Sunday, September 25, 2011

Under the Overpass

I waited at a stop light in a rust-belt town last week, squinting into the hazy sun and staring thoughtlessly at the overpass ahead.

To my unconscious mind, it must have looked like any other riveted steel tunnel in America; I didn't notice the details.

Looking through the bug-spattered windshield, a freight train began passing overhead - which was interesting enough for a picture, which I deftly took and e-mailed to myself.

Only after I saw the digital version of the setting could I see it with a different perspective.

We've been conditioned to associate "urban" with grungy and cool; active and exciting.  Bars, restaurants, night life.  Starbucks and night classes. Transportation.  Ethnicity, diversity.

Urbanites ignore panhandlers and street cons.  They don't see the traffic or pollution or construction; all are necessary evils.  The sounds of ambulances and police cruisers are just a frenetic background, although mostly unheard, to the excitement of city life.

The urbanophile will preach the benefits of living in the foreground - of fostered individuality within a shared and diverse society.  There, in the foreground, you can become John Travolta swinging paint cans and hips on a city street to the music of Stayin' Alive.  You can become self-actualized by teaching in city schools, walking a police beat, or by working at a methadone clinic (one was right across the street from my hotel this week).

But behind that veneer of trendiness and ideology, there is a decay.  A decay of sagging and naked wires strung low between tilted poles.

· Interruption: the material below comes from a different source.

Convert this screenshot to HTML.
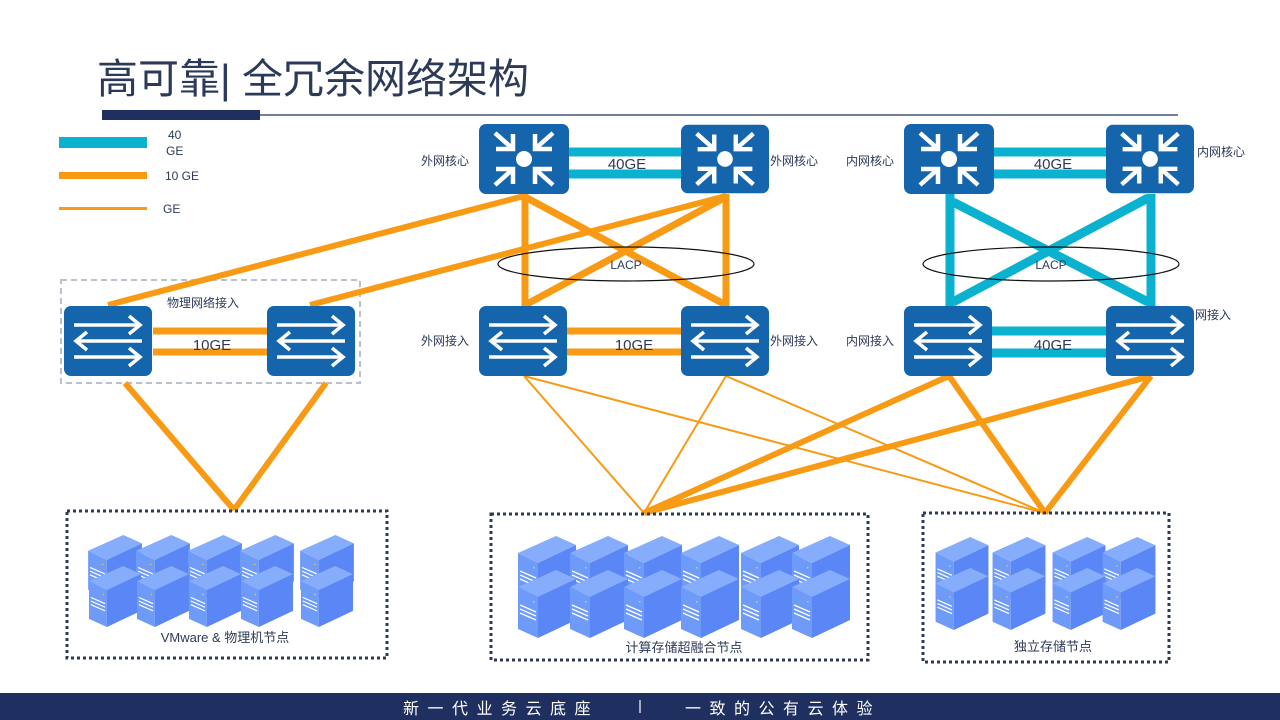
<!DOCTYPE html>
<html><head><meta charset="utf-8"><style>
html,body{margin:0;padding:0;background:#fff;}
svg{display:block;}
text{font-family:"Liberation Sans","Noto Sans CJK SC",sans-serif;}
</style></head><body>
<svg width="1280" height="720" viewBox="0 0 1280 720" xmlns="http://www.w3.org/2000/svg">
<defs>
<symbol id="srv" viewBox="0 0 58 68" width="58" height="68">
  <polygon points="0,17 38,0 58,9 20,27" fill="#86adfb"/>
  <polygon points="0,17 20,27 20,68 0,59" fill="#6f9bf8"/>
  <polygon points="20,27 58,9 58,50 20,68" fill="#5a86f6"/>
  <g stroke="#fff" stroke-width="1.3">
    <line x1="2" y1="35" x2="18" y2="42"/><line x1="2" y1="39" x2="18" y2="46"/><line x1="2" y1="43" x2="18" y2="50"/>
  </g>
  <rect x="15" y="31" width="1.5" height="1.5" fill="#f3c35a"/>
</symbol>
<symbol id="router" viewBox="0 0 90 70" width="90" height="70">
  <rect x="0" y="0" width="90" height="70" rx="7" fill="#1565ad"/>
  <circle cx="45" cy="35" r="8" fill="#fff"/>
  <g stroke="#fff" stroke-width="4.5" fill="none">
    <line x1="16" y1="9" x2="34" y2="25"/><polyline points="17,25 34,25 34,10"/>
    <line x1="74" y1="9" x2="56" y2="25"/><polyline points="73,25 56,25 56,10"/>
    <line x1="16" y1="61" x2="34" y2="45"/><polyline points="17,45 34,45 34,60"/>
    <line x1="74" y1="61" x2="56" y2="45"/><polyline points="73,45 56,45 56,60"/>
  </g>
</symbol>
<symbol id="switch" viewBox="0 0 88 70" width="88" height="70">
  <rect x="0" y="0" width="88" height="70" rx="7" fill="#1565ad"/>
  <g stroke="#fff" stroke-width="3.5" fill="none">
    <line x1="10" y1="19" x2="76" y2="19"/><polyline points="65,10 76,19 65,28"/>
    <line x1="12" y1="35" x2="78" y2="35"/><polyline points="23,26 12,35 23,44"/>
    <line x1="10" y1="51" x2="76" y2="51"/><polyline points="65,42 76,51 65,60"/>
  </g>
</symbol>
</defs>

<!-- title -->
<text x="97" y="93" font-size="41" fill="#2c3a5a">高可靠| 全冗余网络架构</text>
<rect x="102" y="110" width="158" height="10" fill="#1f3060"/>
<line x1="260" y1="115" x2="1178" y2="115" stroke="#1f3060" stroke-width="1.2"/>

<!-- legend -->
<rect x="59" y="137" width="88" height="11" fill="#0bb2d0"/>
<text x="168" y="139" font-size="12" fill="#2c3a5a">40</text>
<text x="166" y="155" font-size="12" fill="#2c3a5a">GE</text>
<rect x="59" y="172" width="88" height="7" fill="#f89a14"/>
<text x="165" y="180" font-size="12" fill="#2c3a5a">10 GE</text>
<rect x="59" y="207" width="88" height="3" fill="#f89a14"/>
<text x="163" y="213" font-size="12" fill="#2c3a5a">GE</text>

<!-- left dashed box -->
<rect x="61" y="280" width="299" height="103" fill="none" stroke="#b9c2cc" stroke-width="2" stroke-dasharray="6,4"/>
<text x="167" y="307" font-size="12" fill="#2c3a5a">物理网络接入</text>

<!-- orange thick links -->
<g stroke="#f89a14" stroke-width="6" stroke-linecap="butt">
  <line x1="524" y1="196" x2="108" y2="305"/>
  <line x1="726" y1="196" x2="310" y2="305"/>
  <line x1="125" y1="383" x2="234" y2="510"/>
  <line x1="326" y1="383" x2="234" y2="510"/>
  <line x1="949" y1="376" x2="644" y2="513"/>
  <line x1="1151" y1="376" x2="644" y2="513"/>
  <line x1="949" y1="376" x2="1045" y2="513"/>
  <line x1="1151" y1="376" x2="1045" y2="513"/>
</g>
<g stroke="#f89a14" stroke-width="7">
  <line x1="525" y1="194" x2="525" y2="306"/>
  <line x1="726" y1="194" x2="726" y2="306"/>
  <line x1="527" y1="198" x2="724" y2="304"/>
  <line x1="724" y1="198" x2="527" y2="304"/>
  <line x1="153" y1="331" x2="267" y2="331"/>
  <line x1="153" y1="352" x2="267" y2="352"/>
  <line x1="567" y1="331" x2="681" y2="331"/>
  <line x1="567" y1="352" x2="681" y2="352"/>
</g>
<g stroke="#f89a14" stroke-width="2">
  <line x1="524" y1="376" x2="644" y2="513"/>
  <line x1="524" y1="376" x2="1045" y2="513"/>
  <line x1="726" y1="376" x2="644" y2="513"/>
  <line x1="726" y1="376" x2="1045" y2="513"/>
</g>

<!-- cyan links -->
<g stroke="#0bb2d0" stroke-width="9">
  <line x1="569" y1="152" x2="681" y2="152"/>
  <line x1="569" y1="174" x2="681" y2="174"/>
  <line x1="994" y1="152" x2="1106" y2="152"/>
  <line x1="994" y1="174" x2="1106" y2="174"/>
  <line x1="992" y1="331" x2="1106" y2="331"/>
  <line x1="992" y1="353" x2="1106" y2="353"/>
  <line x1="950" y1="194" x2="950" y2="306"/>
  <line x1="1151" y1="194" x2="1151" y2="306"/>
  <line x1="953" y1="202" x2="1148" y2="302"/>
  <line x1="1148" y1="198" x2="953" y2="302"/>
</g>

<!-- LACP -->
<ellipse cx="626" cy="264" rx="128" ry="17" fill="none" stroke="#111" stroke-width="1.2"/>
<ellipse cx="1051" cy="264" rx="128" ry="17" fill="none" stroke="#111" stroke-width="1.2"/>
<text x="626" y="269" font-size="12" fill="#2c3a5a" text-anchor="middle">LACP</text>
<text x="1051" y="269" font-size="12" fill="#2c3a5a" text-anchor="middle">LACP</text>

<!-- link labels -->
<g font-size="15" fill="#2c3a5a" text-anchor="middle">
<text x="627" y="169">40GE</text>
<text x="1053" y="169">40GE</text>
<text x="212" y="350">10GE</text>
<text x="634" y="350">10GE</text>
<text x="1053" y="350">40GE</text>
</g>

<!-- devices -->
<use href="#router" x="479" y="124"/>
<use href="#router" x="681" y="124" width="88"/>
<use href="#router" x="904" y="124"/>
<use href="#router" x="1106" y="124" width="88"/>
<use href="#switch" x="64" y="306"/>
<use href="#switch" x="267" y="306"/>
<use href="#switch" x="479" y="306"/>
<use href="#switch" x="681" y="306"/>
<use href="#switch" x="904" y="306"/>
<use href="#switch" x="1106" y="306"/>

<g font-size="12" fill="#2c3a5a">
<text x="421" y="165">外网核心</text>
<text x="770" y="165">外网核心</text>
<text x="846" y="165">内网核心</text>
<text x="1197" y="156">内网核心</text>
<text x="421" y="345">外网接入</text>
<text x="770" y="345">外网接入</text>
<text x="846" y="345">内网接入</text>
<text x="1195" y="319">网接入</text>
</g>

<!-- dotted boxes -->
<g fill="none" stroke="#2c3a5a" stroke-width="3" stroke-dasharray="3,3">
<rect x="67" y="511" width="320" height="147"/>
<rect x="491" y="514" width="377" height="146"/>
<rect x="923" y="513" width="246" height="149"/>
</g>

<!-- servers left -->
<g>
<use href="#srv" x="88" y="535" width="54" height="63"/>
<use href="#srv" x="136" y="535" width="54" height="63"/>
<use href="#srv" x="188" y="535" width="54" height="63"/>
<use href="#srv" x="240" y="535" width="54" height="63"/>
<use href="#srv" x="297" y="535" width="60" height="63"/>
<use href="#srv" x="88" y="566" width="54" height="61"/>
<use href="#srv" x="136" y="566" width="54" height="61"/>
<use href="#srv" x="188" y="566" width="54" height="61"/>
<use href="#srv" x="240" y="566" width="54" height="61"/>
<use href="#srv" x="297" y="566" width="60" height="61"/>
</g>
<text x="225" y="642" font-size="13" fill="#2c3a5a" text-anchor="middle">VMware &amp; 物理机节点</text>

<!-- servers middle -->
<g>
<use href="#srv" x="518" y="536"/><use href="#srv" x="570" y="536"/><use href="#srv" x="624" y="536"/>
<use href="#srv" x="681" y="536"/><use href="#srv" x="741" y="536"/><use href="#srv" x="792" y="536"/>
<use href="#srv" x="518" y="570"/><use href="#srv" x="570" y="570"/><use href="#srv" x="624" y="570"/>
<use href="#srv" x="681" y="570"/><use href="#srv" x="741" y="570"/><use href="#srv" x="792" y="570"/>
</g>
<text x="684" y="652" font-size="13" fill="#2c3a5a" text-anchor="middle">计算存储超融合节点</text>

<!-- servers right -->
<g>
<use href="#srv" x="935" y="537" width="54" height="62"/><use href="#srv" x="992" y="537" width="54" height="62"/>
<use href="#srv" x="1052" y="537" width="54" height="62"/><use href="#srv" x="1102" y="537" width="54" height="62"/>
<use href="#srv" x="935" y="568" width="54" height="62"/><use href="#srv" x="992" y="568" width="54" height="62"/>
<use href="#srv" x="1052" y="568" width="54" height="62"/><use href="#srv" x="1102" y="568" width="54" height="62"/>
</g>
<text x="1053" y="651" font-size="13" fill="#2c3a5a" text-anchor="middle">独立存储节点</text>

<!-- footer -->
<rect x="0" y="693" width="1280" height="27" fill="#1f3060"/>
<text x="403" y="714" font-size="16" fill="#fff" letter-spacing="8.5">新一代业务云底座</text>
<line x1="640" y1="700" x2="640" y2="713" stroke="#fff" stroke-width="1.2"/>
<text x="685" y="714" font-size="16" fill="#fff" letter-spacing="8.5">一致的公有云体验</text>
</svg>
</body></html>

Of vestigial, forgotten construction projects marked by fading orange cones and potholes.

And there are parades of billboards that showcase vast moral and social erosion.  Stopping racial crime, hiring an accident lawyer, fixing a credit score, or testing baby DNA to get the daddy to pay up.

And other signs.  For sale signs.  Empty storefronts. Abandoned homes, lines for shelters.

We need better places to live better lives.  Places where people can see not just the promise of the future, but the goodness of today.

We have too many weeds, too much rust, and sadly, too much resignation and acceptance.  The half-dead infrastructure is as despairing as the new generation of the homeless and the masses of the unemployed .

Will the next stimulus, with it's new wave of shovel-ready projects, begin the renewal?

Can the urban psyche even be repaired?  Or, will the next immigration movement come not from Mexico or Europe, but from the eroding towns in Ohio, Michigan and Illinois to places of hope in Texas and Florida?

Or, there's another option - and it requires no money and no commitment: stand under a decaying overpass in a cloud of diesel fumes and lead paint.

And act like it's glamorous to be today's urban yuppy.